Write out the data again exactly, skipping every picture.

>> Start Data

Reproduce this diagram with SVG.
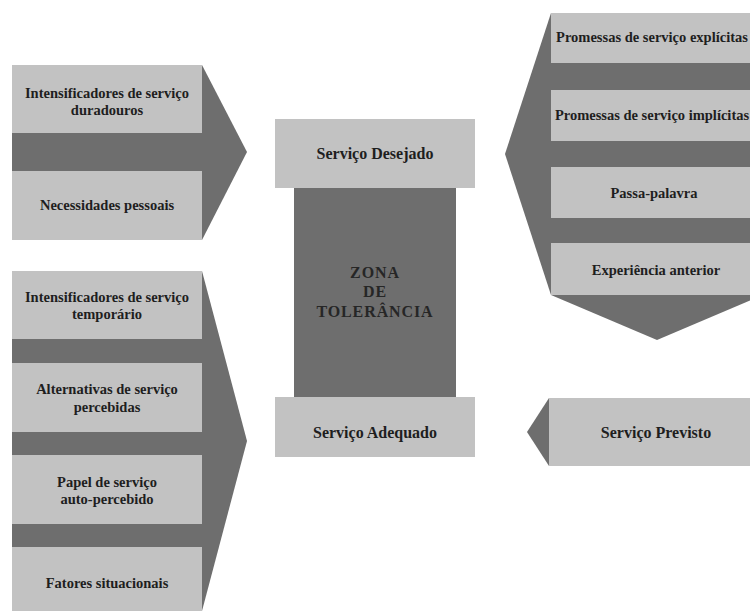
<svg xmlns="http://www.w3.org/2000/svg" width="750" height="611" viewBox="0 0 750 611">
<style>
.dk{fill:#6e6e6e}
.lt{fill:#c2c2c2}
text{font-family:"Liberation Serif","Times New Roman",serif;font-weight:bold;font-size:14.5px;fill:#1e1e1e;text-anchor:middle}
.mid{font-size:16px}
.big{font-size:16px;letter-spacing:0.9px;fill:#262626}
</style>
<rect width="750" height="611" fill="#fff"/>
<g id="fatores-duradouros">
<polygon class="dk" points="12,65 202,65 247,152 202,240 12,240"/>
<rect class="lt" x="12" y="65" width="190" height="68"/>
<rect class="lt" x="12" y="171" width="190" height="69"/>
<text x="107" y="98">Intensificadores de serviço</text>
<text x="107" y="115">duradouros</text>
<text x="107" y="210">Necessidades pessoais</text>
</g>
<g id="fatores-adequado">
<polygon class="dk" points="12,271 202,271 247,441 202,611 12,611"/>
<rect class="lt" x="12" y="271" width="190" height="68"/>
<rect class="lt" x="12" y="363" width="190" height="69"/>
<rect class="lt" x="12" y="455" width="190" height="69"/>
<rect class="lt" x="12" y="547" width="190" height="64"/>
<text x="107" y="302">Intensificadores de serviço</text>
<text x="107" y="319">temporário</text>
<text x="107" y="394">Alternativas de serviço</text>
<text x="107" y="412">percebidas</text>
<text x="107" y="487">Papel de serviço</text>
<text x="107" y="504">auto-percebido</text>
<text x="107" y="588">Fatores situacionais</text>
</g>
<g id="zona-tolerancia">
<rect class="dk" x="294" y="186" width="162" height="213"/>
<text class="big" x="375" y="278">ZONA</text>
<text class="big" x="375" y="297">DE</text>
<text class="big" x="375" y="317">TOLERÂNCIA</text>
</g>
<g id="servico-desejado">
<rect class="lt" x="275" y="119" width="200" height="69"/>
<text class="mid" x="375" y="159">Serviço Desejado</text>
</g>
<g id="servico-adequado">
<rect class="lt" x="275" y="397" width="200" height="60"/>
<text class="mid" x="375" y="438">Serviço Adequado</text>
</g>
<g id="fatores-previsto">
<polygon class="dk" points="551,13 763,13 763,295 657,340 551,295 505,154"/>
<rect class="lt" x="551" y="13" width="212" height="50"/>
<rect class="lt" x="551" y="90" width="212" height="51"/>
<rect class="lt" x="551" y="167" width="212" height="51"/>
<rect class="lt" x="551" y="243" width="212" height="52"/>
<text x="652" y="42">Promessas de serviço explícitas</text>
<text x="652" y="120">Promessas de serviço implícitas</text>
<text x="654" y="198">Passa-palavra</text>
<text x="656" y="275">Experiência anterior</text>
</g>
<g id="servico-previsto">
<polygon class="dk" points="549,398 527,432 549,466"/>
<rect class="lt" x="549" y="398" width="201" height="68"/>
<text class="mid" x="656" y="438">Serviço Previsto</text>
</g>
<g id="connectors"/>
</svg>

>> End Data

Answer to the exercise:
Reproduce this diagram with SVG.
<svg xmlns="http://www.w3.org/2000/svg" width="750" height="611" viewBox="0 0 750 611">
<style>
.dk{fill:#6e6e6e}
.lt{fill:#c2c2c2}
text{font-family:"Liberation Serif","Times New Roman",serif;font-weight:bold;font-size:14.5px;fill:#1e1e1e;text-anchor:middle}
.mid{font-size:16px}
.big{font-size:16px;letter-spacing:0.9px;fill:#262626}
</style>
<rect width="750" height="611" fill="#fff"/>
<g id="fatores-duradouros">
<polygon class="dk" points="12,65 202,65 247,152 202,240 12,240"/>
<rect class="lt" x="12" y="65" width="190" height="68"/>
<rect class="lt" x="12" y="171" width="190" height="69"/>
<text x="107" y="98">Intensificadores de serviço</text>
<text x="107" y="115">duradouros</text>
<text x="107" y="210">Necessidades pessoais</text>
</g>
<g id="fatores-adequado">
<polygon class="dk" points="12,271 202,271 247,441 202,611 12,611"/>
<rect class="lt" x="12" y="271" width="190" height="68"/>
<rect class="lt" x="12" y="363" width="190" height="69"/>
<rect class="lt" x="12" y="455" width="190" height="69"/>
<rect class="lt" x="12" y="547" width="190" height="64"/>
<text x="107" y="302">Intensificadores de serviço</text>
<text x="107" y="319">temporário</text>
<text x="107" y="394">Alternativas de serviço</text>
<text x="107" y="412">percebidas</text>
<text x="107" y="487">Papel de serviço</text>
<text x="107" y="504">auto-percebido</text>
<text x="107" y="588">Fatores situacionais</text>
</g>
<g id="zona-tolerancia">
<rect class="dk" x="294" y="186" width="162" height="213"/>
<text class="big" x="375" y="278">ZONA</text>
<text class="big" x="375" y="297">DE</text>
<text class="big" x="375" y="317">TOLERÂNCIA</text>
</g>
<g id="servico-desejado">
<rect class="lt" x="275" y="119" width="200" height="69"/>
<text class="mid" x="375" y="159">Serviço Desejado</text>
</g>
<g id="servico-adequado">
<rect class="lt" x="275" y="397" width="200" height="60"/>
<text class="mid" x="375" y="438">Serviço Adequado</text>
</g>
<g id="fatores-previsto">
<polygon class="dk" points="551,13 763,13 763,295 657,340 551,295 505,154"/>
<rect class="lt" x="551" y="13" width="212" height="50"/>
<rect class="lt" x="551" y="90" width="212" height="51"/>
<rect class="lt" x="551" y="167" width="212" height="51"/>
<rect class="lt" x="551" y="243" width="212" height="52"/>
<text x="652" y="42">Promessas de serviço explícitas</text>
<text x="652" y="120">Promessas de serviço implícitas</text>
<text x="654" y="198">Passa-palavra</text>
<text x="656" y="275">Experiência anterior</text>
</g>
<g id="servico-previsto">
<polygon class="dk" points="549,398 527,432 549,466"/>
<rect class="lt" x="549" y="398" width="201" height="68"/>
<text class="mid" x="656" y="438">Serviço Previsto</text>
</g>
<g id="connectors"/>
</svg>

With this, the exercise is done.